I want to merge these two tables into one table keeping only unique records.
For example, in table1 I have the following records:
NAME CODE ...
Name1 001 ...
Name2 002 ...
Name3 003 ...
Name4 004 ...
And in table2:
NAME CODE ...
Name1 001 ...
Name2 002 ...
Name5 005 ...
Name2 002 ...
The result table should be something like this:
NAME CODE ...
Name1 001 ...
Name2 002 ...
Name3 003 ...
Name4 004 ...
Name5 005 ...
Edit to provide more info as requested by @Erwin Brandstetter:
table1has 15 GB. I am inserting records ontable2but when I finish it will have almost the same size.I have more than 300 GB of free space (and an external HD if needed).
Total RAM is 8 GB.
No indexes (i can create if needed).
No concurrent access (it is accessed just by me on local machine).

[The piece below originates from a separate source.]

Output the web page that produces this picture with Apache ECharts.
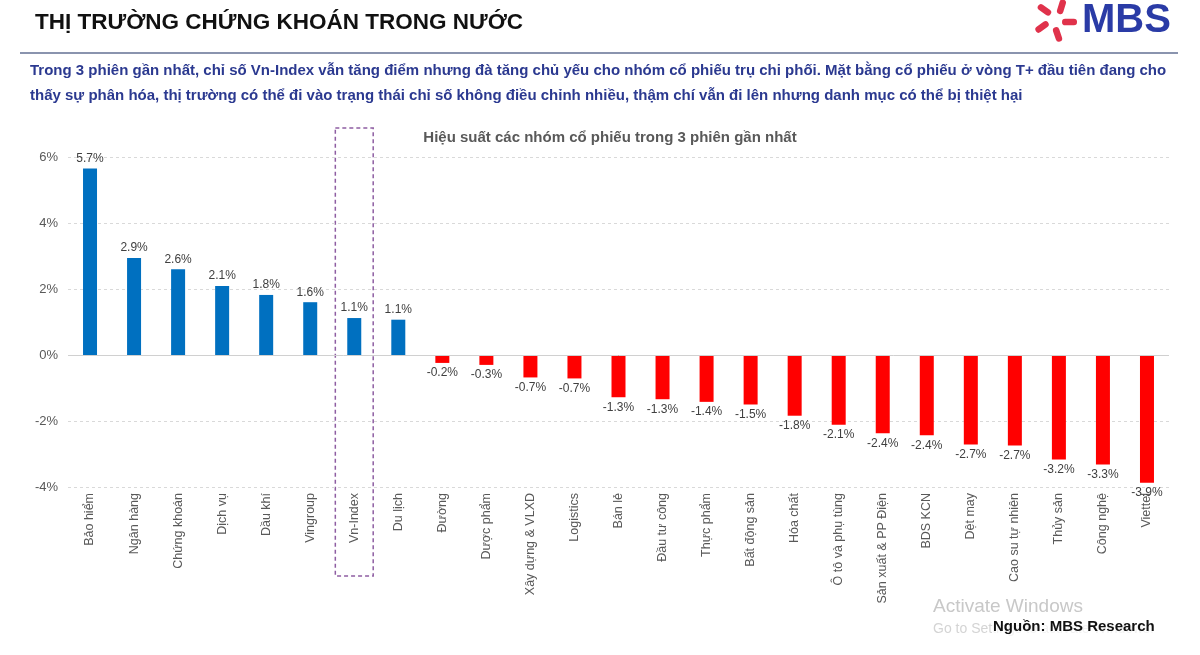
<!DOCTYPE html>
<html>
<head>
<meta charset="utf-8">
<script src="https://cdn.jsdelivr.net/npm/echarts@6/dist/echarts.min.js"></script>
<style>
  html, body { margin: 0; padding: 0; background: #fff; }
  #main { width: 1200px; height: 655px; }
</style>
</head>
<body>
<div id="main"></div>
<script>
// nhóm cổ phiếu
var categories = ['Bảo hiểm', 'Ngân hàng', 'Chứng khoán', 'Dịch vụ', 'Dầu khí', 'Vingroup', 'Vn-Index', 'Du lịch',
  'Đường', 'Dược phẩm', 'Xây dựng & VLXD', 'Logistics', 'Bán lẻ', 'Đầu tư công', 'Thực phẩm', 'Bất động sản',
  'Hóa chất', 'Ô tô và phụ tùng', 'Sản xuất & PP Điện', 'BDS KCN', 'Dệt may', 'Cao su tự nhiên', 'Thủy sản',
  'Công nghệ', 'Viettel'];
// hiệu suất 3 phiên (%)
var perf = [5.65, 2.94, 2.6, 2.09, 1.82, 1.6, 1.12, 1.07,
  -0.24, -0.3, -0.68, -0.71, -1.28, -1.34, -1.42, -1.5,
  -1.84, -2.11, -2.37, -2.43, -2.71, -2.74, -3.17, -3.32, -3.87];
var yTicks = [-4, -2, 0, 2, 4, 6];

var FONT = '"Liberation Sans", Arial, sans-serif';
var BLUE = '#0070C0', RED = '#FF0000';

var chart = echarts.init(document.getElementById('main'));

// logo ngôi sao MBS
function starPetals() {
  var res = [];
  for (var i = 0; i < 5; i++) {
    res.push({
      type: 'rect',
      x: 1055, y: 20,
      rotation: -i * Math.PI * 2 / 5 - 0.3,
      shape: { x: -1, y: -22, width: 6.5, height: 15, r: 3.2 },
      style: { fill: '#E0324B' }
    });
  }
  return res;
}

var headerGraphics = [
  { type: 'text', left: 35, top: 11,
    style: { text: 'THỊ TRƯỜNG CHỨNG KHOÁN TRONG NƯỚC', font: 'bold 22.5px ' + FONT, fill: '#111' } },
  { type: 'line', shape: { x1: 20, y1: 53, x2: 1178, y2: 53 },
    style: { stroke: '#8A94AE', lineWidth: 2 } },
  { type: 'text', left: 30, top: 63,
    style: { text: 'Trong 3 phiên gần nhất, chỉ số Vn-Index vẫn tăng điểm nhưng đà tăng chủ yếu cho nhóm cổ phiếu trụ chi phối. Mặt bằng cổ phiếu ở vòng T+ đầu tiên đang cho',
      font: 'bold 15px ' + FONT, fill: '#2B3990' } },
  { type: 'text', left: 30, top: 88,
    style: { text: 'thấy sự phân hóa, thị trường có thể đi vào trạng thái chỉ số không điều chỉnh nhiều, thậm chí vẫn đi lên nhưng danh mục có thể bị thiệt hại',
      font: 'bold 15px ' + FONT, fill: '#2B3990' } },
  { type: 'text', left: 1082, top: 1,
    style: { text: 'MBS', font: 'bold 40px ' + FONT, fill: '#2A3BA6' } },
  { type: 'group', children: starPetals() },
  { type: 'text', left: 933, top: 597,
    style: { text: 'Activate Windows', font: '19px ' + FONT, fill: '#c8c8c8' } },
  { type: 'text', left: 933, top: 622,
    style: { text: 'Go to Settings to activate Windows.', font: '14px ' + FONT, fill: '#d4d4d4' } },
  { type: 'rect', shape: { x: 992, y: 618, width: 168, height: 20 }, style: { fill: 'rgba(255,255,255,0.7)' } },
  { type: 'text', left: 993, top: 619,
    style: { text: 'Nguồn: MBS Research', font: 'bold 15px ' + FONT, fill: '#111' } }
];

chart.setOption({
  animation: false,
  backgroundColor: '#fff',
  textStyle: { fontFamily: FONT },
  title: {
    text: 'Hiệu suất các nhóm cổ phiếu trong 3 phiên gần nhất',
    left: 605, top: 125, textAlign: 'center',
    textStyle: { fontSize: 15, fontWeight: 'bold', color: '#595959', fontFamily: FONT }
  },
  grid: { left: 68, right: 31, top: 157, bottom: 168, containLabel: false },
  xAxis: {
    type: 'category',
    data: categories,
    axisLine: { show: false },
    axisTick: { show: false },
    axisLabel: { interval: 0, rotate: 90, color: '#595959', fontSize: 12.5, margin: 6, fontFamily: FONT }
  },
  yAxis: {
    type: 'value',
    min: -4, max: 6, interval: 2,
    axisLine: { show: false },
    axisTick: { show: false },
    axisLabel: { color: '#595959', fontSize: 13, margin: 10, fontFamily: FONT,
      formatter: function (v) { return yTicks.indexOf(v) >= 0 ? v + '%' : ''; } },
    splitLine: { lineStyle: { color: '#D9D9D9', type: [3, 3] } }
  },
  series: [{
    type: 'bar',
    data: perf.map(function (v) {
      return {
        value: v,
        itemStyle: { color: v >= 0 ? BLUE : RED },
        label: { position: v >= 0 ? 'top' : 'bottom' }
      };
    }),
    barWidth: 14,
    label: {
      show: true, color: '#404040', fontSize: 12, distance: 4, fontFamily: FONT,
      formatter: function (p) { return p.value.toFixed(1) + '%'; }
    },
    markLine: {
      silent: true, symbol: 'none', label: { show: false },
      lineStyle: { color: '#D0D0D0', type: 'solid', width: 1 },
      data: [{ yAxis: 0 }]
    }
  }],
  graphic: headerGraphics
});

// khung nét đứt quanh Vn-Index
var cx = chart.convertToPixel({ xAxisIndex: 0 }, 'Vn-Index');
var band = chart.convertToPixel({ xAxisIndex: 0 }, categories[1]) - chart.convertToPixel({ xAxisIndex: 0 }, categories[0]);
var boxW = band * 0.86;
chart.setOption({
  graphic: headerGraphics.concat([{
    type: 'rect',
    shape: { x: cx - boxW / 2, y: 128, width: boxW, height: 448 },
    style: { fill: 'none', stroke: '#8E5EA2', lineWidth: 1.5, lineDash: [4, 3] }
  }])
});
</script>
</body>
</html>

I can create a new, third table if needed.
Here if the full table definition:
CREATE TABLE inss
(
nb double precision,
nome character varying(200),
nasc double precision,
cpf double precision,
especie double precision,
dib double precision,
valor double precision,
banco_pagt double precision,
ag_banco double precision,
orgao_pag double precision,
aps double precision,
meio_pagto double precision,
banco_empr double precision,
contrato character varying(200),
vl_empres double precision,
comp_ini_d double precision,
parcelas double precision,
vl_parcela double precision,
tipo_empre double precision,
endereco character varying(200),
bairro character varying(200),
municipio character varying(200),
uf character varying(2),
cep double precision,
sit_empres double precision,
dt_averb double precision,
dt_exc double precision,
id double precision
);
The id column is filled with a row number, so it could be used to perform batch operations if the full operation becomes too slow.
All columns except the id column should be considered for the unique check.